The game seems to be secondary. They squeeze in more and more ads in between overs such that the first ball and the last ball of the over are considered superfluous . Now they have taken to showing the game on half the screen and running an ad all around it. And to compound the sacrilege, right in the middle of an over, the pitch seems to erupt and an ad comes out of the ground. This is not a cricket world cup. This is an advertisement world cup with cricket in there as a necessary evil.

Yeah; I understand the business behind it. After all , I slogged for a long time for the company that was the largest advertiser in the world. Yes, I know money is what drives the sport. Yes, I know , without this, there won't be a cricket world cup. But .....

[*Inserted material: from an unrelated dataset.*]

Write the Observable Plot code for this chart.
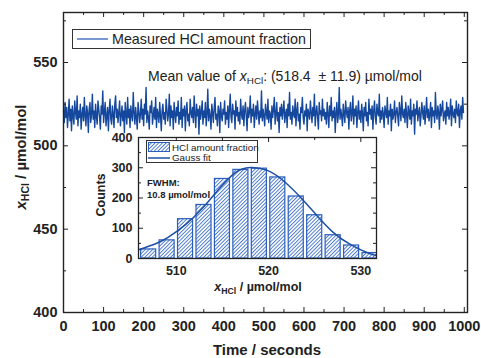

There is something called the consumer. The idiot who watches the ad and hopefully goes out to buy your product. Is pissing him off, by bombarding him like a moron, any sensible strategy ? Sure , two billion eyeballs are watching and getting your brand in front of them is a great thing. But then does he even notice, or does he care ? I watched the game yesterday and can't recollect more than 2 or 3 brands although I watched 367 ads ( I actually did the math). Irritatingly the same ad repeats ad nauseum and I still can't remember the brand. One diabolical ad, doesn't even say what the product is - apparently its an attempt to create a mystery by saying "coming soon". Even the brands I notice, have done nothing to stimulate me to go and buy them. So what's the deal ?

The deal is a stupidity called 'opportunities to see'. An advertising metric that measures how many people saw your blasted ad. Of course a billion see it if you air it in the cricket world cup. The advertising manager is feted for hitting the largest number of eyeballs possible (this is the exact lingo used - they care two hoots if its a human or an animal as long as they can catch an eyeball !) They only care about the eyes - the brain behind is irrelevant.

How about a little class ? Don't yell too loudly. don't say the same thing again and again. Don't hit me with your product. Don't increase the volume level when the ads come on. Don't make claims that are laughably outrageous. Don't take me for a moron who has to be stuffed. Credit me with some intelligence. How about making a great product (like the iPhone) and then gently telling me once that it might be something I might like. And leave it at that and let me watch the game.

I may be in a minority, but I would rather not watch this monstrosity aired on TV. I would rather simply read the papers next day. Or else go and see a few matches live. One thing I am sure about. I am not going to buy a product because of that dumb ad they aired.